Material supplied:
====================

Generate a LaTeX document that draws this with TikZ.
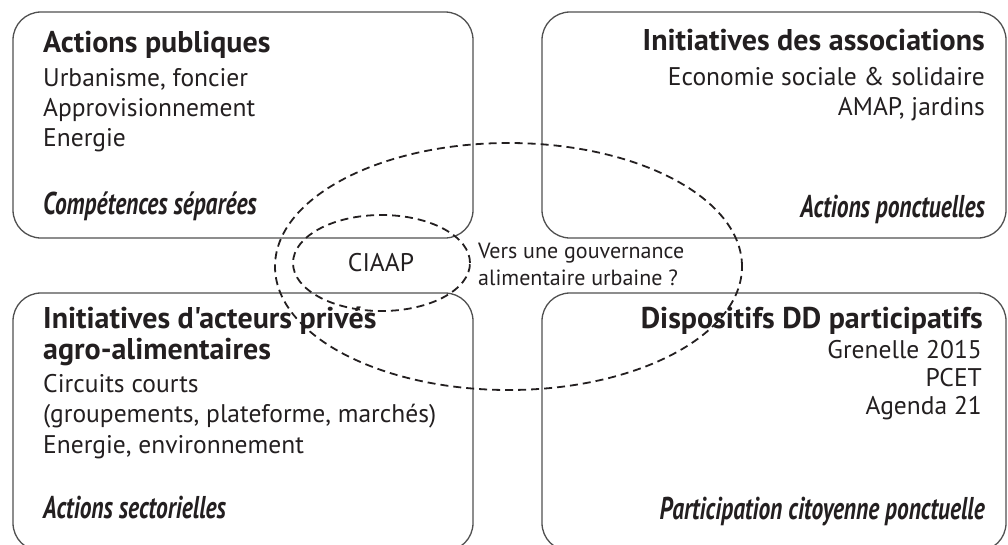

====================

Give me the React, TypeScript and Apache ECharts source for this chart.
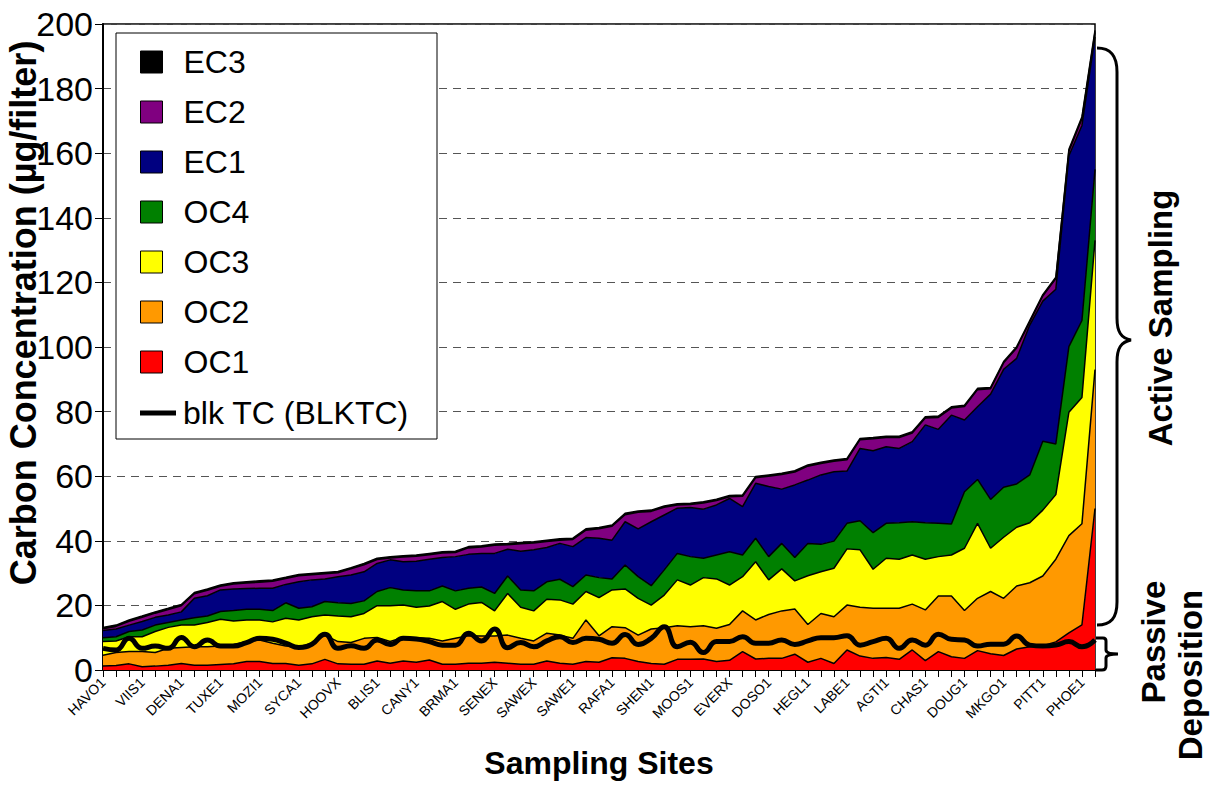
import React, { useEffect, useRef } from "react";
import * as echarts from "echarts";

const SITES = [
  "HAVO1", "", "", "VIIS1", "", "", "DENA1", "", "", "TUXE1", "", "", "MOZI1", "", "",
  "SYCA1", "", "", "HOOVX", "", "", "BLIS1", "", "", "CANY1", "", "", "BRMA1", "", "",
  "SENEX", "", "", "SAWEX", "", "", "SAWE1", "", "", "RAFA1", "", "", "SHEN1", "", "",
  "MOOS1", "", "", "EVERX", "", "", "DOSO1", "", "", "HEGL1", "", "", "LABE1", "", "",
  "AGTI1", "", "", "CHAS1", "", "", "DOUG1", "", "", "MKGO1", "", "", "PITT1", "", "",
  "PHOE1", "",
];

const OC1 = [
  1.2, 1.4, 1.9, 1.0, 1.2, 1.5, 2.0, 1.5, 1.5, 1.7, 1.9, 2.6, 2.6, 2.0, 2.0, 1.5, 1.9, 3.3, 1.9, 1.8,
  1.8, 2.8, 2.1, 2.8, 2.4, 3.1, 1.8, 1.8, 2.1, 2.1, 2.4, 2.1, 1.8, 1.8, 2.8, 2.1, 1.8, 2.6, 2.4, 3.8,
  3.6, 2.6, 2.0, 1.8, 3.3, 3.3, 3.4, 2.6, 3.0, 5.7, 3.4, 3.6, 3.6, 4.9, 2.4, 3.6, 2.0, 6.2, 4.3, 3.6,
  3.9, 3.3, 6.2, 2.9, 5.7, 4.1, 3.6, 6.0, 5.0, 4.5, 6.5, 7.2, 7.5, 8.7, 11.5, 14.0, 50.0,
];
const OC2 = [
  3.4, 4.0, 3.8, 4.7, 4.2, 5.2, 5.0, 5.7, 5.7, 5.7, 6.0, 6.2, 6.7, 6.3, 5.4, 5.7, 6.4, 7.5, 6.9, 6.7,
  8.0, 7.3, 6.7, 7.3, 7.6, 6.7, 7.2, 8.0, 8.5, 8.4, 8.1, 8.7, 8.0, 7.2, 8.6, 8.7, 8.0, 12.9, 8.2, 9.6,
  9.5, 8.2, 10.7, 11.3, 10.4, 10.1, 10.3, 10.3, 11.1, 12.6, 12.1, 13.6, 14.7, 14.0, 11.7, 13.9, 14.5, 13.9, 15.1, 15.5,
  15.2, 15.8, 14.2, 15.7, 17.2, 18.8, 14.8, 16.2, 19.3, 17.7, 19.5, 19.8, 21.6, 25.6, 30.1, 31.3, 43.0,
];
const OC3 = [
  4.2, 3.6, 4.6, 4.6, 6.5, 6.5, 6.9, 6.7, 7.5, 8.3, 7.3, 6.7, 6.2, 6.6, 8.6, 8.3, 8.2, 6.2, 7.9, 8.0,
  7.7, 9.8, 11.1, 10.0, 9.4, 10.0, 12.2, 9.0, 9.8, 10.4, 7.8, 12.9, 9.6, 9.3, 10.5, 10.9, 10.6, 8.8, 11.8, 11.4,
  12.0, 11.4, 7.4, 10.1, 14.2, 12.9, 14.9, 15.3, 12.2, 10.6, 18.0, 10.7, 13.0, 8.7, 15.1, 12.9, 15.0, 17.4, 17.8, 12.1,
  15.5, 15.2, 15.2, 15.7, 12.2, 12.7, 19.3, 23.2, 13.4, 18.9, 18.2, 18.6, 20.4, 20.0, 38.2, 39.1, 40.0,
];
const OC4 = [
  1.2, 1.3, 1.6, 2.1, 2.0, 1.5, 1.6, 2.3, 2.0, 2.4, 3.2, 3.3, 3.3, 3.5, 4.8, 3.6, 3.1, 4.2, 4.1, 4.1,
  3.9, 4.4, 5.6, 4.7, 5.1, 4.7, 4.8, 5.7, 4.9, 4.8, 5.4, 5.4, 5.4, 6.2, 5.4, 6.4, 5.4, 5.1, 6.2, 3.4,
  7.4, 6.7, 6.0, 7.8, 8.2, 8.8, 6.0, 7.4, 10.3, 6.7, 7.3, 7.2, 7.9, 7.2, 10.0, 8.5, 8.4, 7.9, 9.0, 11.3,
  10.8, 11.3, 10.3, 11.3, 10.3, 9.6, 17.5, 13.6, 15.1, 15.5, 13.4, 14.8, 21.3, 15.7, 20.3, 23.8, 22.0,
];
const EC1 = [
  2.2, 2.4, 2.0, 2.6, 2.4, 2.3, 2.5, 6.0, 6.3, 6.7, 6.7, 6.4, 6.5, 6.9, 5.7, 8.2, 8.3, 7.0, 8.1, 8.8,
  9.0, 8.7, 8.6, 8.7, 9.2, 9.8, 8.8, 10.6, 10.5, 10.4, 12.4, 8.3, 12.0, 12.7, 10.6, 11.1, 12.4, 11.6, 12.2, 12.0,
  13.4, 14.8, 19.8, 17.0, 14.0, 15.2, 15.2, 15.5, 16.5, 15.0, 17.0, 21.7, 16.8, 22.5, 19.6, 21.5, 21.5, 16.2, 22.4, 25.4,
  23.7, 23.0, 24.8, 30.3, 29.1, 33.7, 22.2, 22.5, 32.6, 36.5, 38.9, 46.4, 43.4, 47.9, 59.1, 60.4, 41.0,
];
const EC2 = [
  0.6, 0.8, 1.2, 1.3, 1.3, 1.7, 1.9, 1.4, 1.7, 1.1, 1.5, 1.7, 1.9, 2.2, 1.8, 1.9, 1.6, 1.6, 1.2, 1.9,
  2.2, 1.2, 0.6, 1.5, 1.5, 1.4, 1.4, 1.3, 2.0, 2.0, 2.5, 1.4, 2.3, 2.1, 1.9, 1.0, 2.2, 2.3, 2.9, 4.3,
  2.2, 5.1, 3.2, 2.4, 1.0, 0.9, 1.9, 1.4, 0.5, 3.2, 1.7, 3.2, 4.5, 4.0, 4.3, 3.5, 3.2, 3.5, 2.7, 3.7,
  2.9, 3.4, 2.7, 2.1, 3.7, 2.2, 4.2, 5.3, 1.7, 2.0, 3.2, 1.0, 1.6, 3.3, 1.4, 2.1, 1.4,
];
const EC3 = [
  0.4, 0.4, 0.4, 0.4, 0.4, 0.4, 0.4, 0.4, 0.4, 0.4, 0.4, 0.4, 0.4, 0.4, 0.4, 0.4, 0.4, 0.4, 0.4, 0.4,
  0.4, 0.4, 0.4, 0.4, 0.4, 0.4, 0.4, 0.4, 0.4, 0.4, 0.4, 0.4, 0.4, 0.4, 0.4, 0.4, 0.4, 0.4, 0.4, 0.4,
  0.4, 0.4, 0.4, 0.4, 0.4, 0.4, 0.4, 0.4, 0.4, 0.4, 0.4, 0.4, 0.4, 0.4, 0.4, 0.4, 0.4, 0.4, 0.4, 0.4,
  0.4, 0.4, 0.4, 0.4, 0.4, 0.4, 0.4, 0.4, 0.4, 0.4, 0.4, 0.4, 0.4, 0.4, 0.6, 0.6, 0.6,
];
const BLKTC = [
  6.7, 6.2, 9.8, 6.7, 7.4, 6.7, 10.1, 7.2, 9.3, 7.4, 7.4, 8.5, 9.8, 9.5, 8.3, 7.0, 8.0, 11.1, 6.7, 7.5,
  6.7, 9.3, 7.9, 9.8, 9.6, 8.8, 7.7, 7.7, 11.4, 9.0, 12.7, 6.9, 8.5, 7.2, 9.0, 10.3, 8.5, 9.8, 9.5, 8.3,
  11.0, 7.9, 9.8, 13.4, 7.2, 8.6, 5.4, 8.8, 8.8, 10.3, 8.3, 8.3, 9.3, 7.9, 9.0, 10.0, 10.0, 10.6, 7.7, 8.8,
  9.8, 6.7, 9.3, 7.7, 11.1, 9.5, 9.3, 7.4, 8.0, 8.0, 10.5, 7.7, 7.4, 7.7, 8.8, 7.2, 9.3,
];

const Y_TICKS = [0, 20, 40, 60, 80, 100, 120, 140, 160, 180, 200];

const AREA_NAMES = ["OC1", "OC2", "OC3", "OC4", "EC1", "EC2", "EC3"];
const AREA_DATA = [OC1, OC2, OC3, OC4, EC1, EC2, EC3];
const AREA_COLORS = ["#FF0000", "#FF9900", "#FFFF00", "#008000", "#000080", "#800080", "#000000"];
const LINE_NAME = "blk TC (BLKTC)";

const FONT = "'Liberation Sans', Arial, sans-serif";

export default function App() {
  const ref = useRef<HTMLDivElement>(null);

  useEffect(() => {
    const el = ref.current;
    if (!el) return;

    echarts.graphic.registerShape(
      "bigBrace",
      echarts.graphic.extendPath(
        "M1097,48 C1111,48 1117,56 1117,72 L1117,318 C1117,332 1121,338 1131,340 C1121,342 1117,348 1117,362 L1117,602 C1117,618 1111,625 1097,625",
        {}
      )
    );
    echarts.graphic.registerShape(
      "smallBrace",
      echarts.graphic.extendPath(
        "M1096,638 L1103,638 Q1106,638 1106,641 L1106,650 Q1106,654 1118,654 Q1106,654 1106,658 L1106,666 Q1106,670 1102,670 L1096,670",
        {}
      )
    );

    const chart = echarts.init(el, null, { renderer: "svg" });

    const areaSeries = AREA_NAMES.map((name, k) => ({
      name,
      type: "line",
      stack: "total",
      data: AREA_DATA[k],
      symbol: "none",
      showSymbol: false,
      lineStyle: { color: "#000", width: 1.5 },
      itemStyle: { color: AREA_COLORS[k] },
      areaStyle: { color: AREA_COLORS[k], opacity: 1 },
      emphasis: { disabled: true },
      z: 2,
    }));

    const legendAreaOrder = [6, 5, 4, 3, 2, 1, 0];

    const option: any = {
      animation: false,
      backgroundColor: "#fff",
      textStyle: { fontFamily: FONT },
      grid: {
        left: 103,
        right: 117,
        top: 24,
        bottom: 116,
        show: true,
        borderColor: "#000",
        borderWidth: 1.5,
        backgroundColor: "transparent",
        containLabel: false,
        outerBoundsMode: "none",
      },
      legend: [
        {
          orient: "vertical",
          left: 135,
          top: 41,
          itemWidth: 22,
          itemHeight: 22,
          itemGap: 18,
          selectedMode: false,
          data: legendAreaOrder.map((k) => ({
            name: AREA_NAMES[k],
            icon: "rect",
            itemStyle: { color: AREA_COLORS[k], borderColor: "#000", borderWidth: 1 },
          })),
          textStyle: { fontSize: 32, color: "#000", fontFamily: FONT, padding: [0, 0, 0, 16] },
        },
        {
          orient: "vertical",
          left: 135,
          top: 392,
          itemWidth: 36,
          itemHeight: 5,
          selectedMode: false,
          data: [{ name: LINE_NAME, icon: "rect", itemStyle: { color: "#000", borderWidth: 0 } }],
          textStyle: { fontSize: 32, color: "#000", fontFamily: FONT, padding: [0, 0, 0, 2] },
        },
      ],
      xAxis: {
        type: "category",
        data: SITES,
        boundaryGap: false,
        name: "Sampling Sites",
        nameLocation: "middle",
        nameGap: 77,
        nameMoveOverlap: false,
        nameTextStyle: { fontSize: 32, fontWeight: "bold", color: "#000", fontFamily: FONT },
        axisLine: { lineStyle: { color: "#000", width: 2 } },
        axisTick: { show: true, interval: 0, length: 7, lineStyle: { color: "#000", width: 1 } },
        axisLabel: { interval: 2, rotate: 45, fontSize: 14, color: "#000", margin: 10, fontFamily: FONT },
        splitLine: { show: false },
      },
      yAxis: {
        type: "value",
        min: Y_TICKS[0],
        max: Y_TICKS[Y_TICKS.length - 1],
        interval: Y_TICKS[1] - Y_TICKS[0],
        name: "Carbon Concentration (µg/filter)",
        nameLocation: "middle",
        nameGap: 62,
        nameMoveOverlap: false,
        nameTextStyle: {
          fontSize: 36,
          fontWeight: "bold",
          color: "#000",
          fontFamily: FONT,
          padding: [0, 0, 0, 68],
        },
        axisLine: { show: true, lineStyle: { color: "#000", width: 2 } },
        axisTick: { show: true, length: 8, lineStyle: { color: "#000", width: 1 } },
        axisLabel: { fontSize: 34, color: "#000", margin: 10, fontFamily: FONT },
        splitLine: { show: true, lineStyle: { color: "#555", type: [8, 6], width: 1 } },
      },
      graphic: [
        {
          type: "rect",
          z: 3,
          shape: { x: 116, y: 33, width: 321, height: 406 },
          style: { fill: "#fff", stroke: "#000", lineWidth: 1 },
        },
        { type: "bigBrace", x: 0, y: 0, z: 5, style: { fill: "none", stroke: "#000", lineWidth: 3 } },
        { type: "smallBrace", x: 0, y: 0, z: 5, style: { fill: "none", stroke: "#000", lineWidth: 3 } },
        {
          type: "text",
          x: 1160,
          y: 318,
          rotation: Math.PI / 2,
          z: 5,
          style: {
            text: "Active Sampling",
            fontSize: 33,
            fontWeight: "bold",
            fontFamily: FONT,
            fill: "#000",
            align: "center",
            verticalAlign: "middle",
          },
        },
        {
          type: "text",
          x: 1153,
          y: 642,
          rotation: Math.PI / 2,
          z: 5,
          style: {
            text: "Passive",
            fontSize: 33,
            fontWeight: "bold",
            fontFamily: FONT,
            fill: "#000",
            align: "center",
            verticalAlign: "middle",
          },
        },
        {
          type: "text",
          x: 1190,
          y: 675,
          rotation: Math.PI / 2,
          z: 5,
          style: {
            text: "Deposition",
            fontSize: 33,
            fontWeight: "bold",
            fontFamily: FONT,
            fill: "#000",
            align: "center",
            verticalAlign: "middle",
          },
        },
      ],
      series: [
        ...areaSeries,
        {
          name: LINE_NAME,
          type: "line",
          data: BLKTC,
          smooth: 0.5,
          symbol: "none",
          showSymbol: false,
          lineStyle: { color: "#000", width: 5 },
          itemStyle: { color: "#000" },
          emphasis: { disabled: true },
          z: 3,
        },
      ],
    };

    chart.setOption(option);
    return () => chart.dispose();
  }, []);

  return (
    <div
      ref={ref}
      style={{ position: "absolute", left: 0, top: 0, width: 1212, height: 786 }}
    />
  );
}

====================

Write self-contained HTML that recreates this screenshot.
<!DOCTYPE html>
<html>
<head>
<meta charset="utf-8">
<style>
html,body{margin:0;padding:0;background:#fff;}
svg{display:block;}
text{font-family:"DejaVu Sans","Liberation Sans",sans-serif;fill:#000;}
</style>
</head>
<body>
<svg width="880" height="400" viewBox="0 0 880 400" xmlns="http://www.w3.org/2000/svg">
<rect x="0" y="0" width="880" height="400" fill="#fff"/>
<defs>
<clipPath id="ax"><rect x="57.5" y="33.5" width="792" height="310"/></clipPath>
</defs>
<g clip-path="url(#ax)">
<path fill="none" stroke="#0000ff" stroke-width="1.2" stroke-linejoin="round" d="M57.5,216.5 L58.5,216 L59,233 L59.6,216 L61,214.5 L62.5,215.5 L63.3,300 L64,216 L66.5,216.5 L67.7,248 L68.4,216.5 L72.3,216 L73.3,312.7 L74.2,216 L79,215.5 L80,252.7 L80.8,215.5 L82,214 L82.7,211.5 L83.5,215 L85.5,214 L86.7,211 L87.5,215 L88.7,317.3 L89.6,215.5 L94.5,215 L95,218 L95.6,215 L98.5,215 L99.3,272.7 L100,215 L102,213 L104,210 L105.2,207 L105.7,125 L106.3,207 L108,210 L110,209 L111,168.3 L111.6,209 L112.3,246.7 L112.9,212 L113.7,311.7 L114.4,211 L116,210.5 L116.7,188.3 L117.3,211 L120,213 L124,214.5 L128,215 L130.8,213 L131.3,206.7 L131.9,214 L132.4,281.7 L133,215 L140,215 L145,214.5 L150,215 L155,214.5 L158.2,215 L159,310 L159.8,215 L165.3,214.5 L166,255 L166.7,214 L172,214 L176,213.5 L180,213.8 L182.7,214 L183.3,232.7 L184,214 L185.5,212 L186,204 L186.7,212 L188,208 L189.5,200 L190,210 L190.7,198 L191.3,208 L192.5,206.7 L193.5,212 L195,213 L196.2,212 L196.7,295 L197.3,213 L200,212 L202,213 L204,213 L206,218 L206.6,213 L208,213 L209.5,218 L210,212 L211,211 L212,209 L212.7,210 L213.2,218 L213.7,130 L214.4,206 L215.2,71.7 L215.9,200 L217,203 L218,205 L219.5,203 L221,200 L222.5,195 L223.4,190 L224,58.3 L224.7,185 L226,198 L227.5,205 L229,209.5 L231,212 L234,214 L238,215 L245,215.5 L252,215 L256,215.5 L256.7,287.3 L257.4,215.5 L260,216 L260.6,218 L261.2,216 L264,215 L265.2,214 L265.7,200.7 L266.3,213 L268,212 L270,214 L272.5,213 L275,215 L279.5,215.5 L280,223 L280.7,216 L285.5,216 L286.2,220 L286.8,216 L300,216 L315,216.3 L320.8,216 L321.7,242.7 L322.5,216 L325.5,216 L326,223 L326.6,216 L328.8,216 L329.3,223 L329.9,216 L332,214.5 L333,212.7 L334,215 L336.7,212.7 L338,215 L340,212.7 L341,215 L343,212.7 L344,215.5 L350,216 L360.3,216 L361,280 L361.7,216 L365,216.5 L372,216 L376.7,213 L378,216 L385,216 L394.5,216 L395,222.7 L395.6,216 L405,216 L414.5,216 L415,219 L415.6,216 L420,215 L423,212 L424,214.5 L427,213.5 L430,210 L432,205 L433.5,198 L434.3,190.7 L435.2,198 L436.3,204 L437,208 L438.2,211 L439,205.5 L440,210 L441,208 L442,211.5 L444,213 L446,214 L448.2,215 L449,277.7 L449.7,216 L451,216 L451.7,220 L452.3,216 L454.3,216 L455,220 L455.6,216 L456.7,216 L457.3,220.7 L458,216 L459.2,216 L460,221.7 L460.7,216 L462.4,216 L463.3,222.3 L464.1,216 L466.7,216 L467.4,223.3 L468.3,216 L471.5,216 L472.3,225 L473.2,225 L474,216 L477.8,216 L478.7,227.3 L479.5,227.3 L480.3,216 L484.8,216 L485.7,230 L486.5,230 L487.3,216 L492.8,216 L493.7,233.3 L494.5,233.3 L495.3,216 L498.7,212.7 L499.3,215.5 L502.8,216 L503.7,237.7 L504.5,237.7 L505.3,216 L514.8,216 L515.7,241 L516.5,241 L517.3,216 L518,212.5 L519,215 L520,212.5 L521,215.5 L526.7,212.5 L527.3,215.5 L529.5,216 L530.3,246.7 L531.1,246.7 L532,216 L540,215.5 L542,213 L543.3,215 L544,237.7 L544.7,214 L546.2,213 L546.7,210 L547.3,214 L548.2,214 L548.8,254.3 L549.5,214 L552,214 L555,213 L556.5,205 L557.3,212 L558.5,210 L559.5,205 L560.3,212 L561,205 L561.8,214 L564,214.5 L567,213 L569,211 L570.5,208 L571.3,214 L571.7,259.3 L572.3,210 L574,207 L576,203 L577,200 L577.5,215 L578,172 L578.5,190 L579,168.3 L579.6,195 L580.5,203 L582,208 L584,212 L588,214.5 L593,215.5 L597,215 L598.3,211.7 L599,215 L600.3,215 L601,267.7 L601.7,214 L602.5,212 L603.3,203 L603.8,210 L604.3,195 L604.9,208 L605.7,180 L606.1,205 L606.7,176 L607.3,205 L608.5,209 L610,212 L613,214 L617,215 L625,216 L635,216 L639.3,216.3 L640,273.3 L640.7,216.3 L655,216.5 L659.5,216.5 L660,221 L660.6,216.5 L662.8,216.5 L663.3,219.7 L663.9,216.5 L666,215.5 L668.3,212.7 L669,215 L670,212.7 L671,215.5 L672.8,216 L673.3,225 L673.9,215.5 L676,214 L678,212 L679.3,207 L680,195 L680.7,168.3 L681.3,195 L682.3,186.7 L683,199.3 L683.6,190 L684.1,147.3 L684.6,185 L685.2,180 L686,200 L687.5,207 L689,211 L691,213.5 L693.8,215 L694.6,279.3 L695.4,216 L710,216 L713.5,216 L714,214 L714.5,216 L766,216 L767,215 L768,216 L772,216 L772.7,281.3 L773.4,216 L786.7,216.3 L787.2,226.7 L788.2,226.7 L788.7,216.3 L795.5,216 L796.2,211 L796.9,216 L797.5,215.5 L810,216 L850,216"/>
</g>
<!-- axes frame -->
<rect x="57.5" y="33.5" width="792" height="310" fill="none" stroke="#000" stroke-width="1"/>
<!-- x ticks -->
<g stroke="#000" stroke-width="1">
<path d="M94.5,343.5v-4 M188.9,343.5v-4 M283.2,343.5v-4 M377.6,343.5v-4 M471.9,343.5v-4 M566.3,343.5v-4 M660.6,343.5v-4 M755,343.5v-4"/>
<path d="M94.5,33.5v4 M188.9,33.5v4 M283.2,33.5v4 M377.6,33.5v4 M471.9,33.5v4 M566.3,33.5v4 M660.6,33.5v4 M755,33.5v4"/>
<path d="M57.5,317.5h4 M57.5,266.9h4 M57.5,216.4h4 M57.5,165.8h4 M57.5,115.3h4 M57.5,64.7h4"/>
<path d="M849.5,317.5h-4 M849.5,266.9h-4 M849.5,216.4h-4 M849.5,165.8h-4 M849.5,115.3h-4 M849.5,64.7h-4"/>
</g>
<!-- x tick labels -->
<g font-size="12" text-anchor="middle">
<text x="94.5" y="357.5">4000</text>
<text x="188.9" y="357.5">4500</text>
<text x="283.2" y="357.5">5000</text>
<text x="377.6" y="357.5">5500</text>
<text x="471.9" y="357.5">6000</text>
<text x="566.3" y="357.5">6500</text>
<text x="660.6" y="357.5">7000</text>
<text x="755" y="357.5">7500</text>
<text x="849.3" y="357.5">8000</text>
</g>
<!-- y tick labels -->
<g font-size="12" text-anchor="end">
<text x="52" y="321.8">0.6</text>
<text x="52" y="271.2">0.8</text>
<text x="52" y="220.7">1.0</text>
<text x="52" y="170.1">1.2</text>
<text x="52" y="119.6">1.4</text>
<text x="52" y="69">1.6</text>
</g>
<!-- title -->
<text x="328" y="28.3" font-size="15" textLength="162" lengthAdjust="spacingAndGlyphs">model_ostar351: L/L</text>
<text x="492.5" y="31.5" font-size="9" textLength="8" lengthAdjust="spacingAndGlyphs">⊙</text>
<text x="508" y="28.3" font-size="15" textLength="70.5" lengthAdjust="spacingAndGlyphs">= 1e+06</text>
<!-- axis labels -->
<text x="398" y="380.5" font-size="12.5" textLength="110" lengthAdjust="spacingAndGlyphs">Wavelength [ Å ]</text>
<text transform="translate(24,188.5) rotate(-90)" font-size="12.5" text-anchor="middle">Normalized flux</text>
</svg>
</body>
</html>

====================

Problem requirements: Which lines include the word "that"? Copy every one of them.

Response below:
Generate a LaTeX document that draws this with TikZ.
Write self-contained HTML that recreates this screenshot.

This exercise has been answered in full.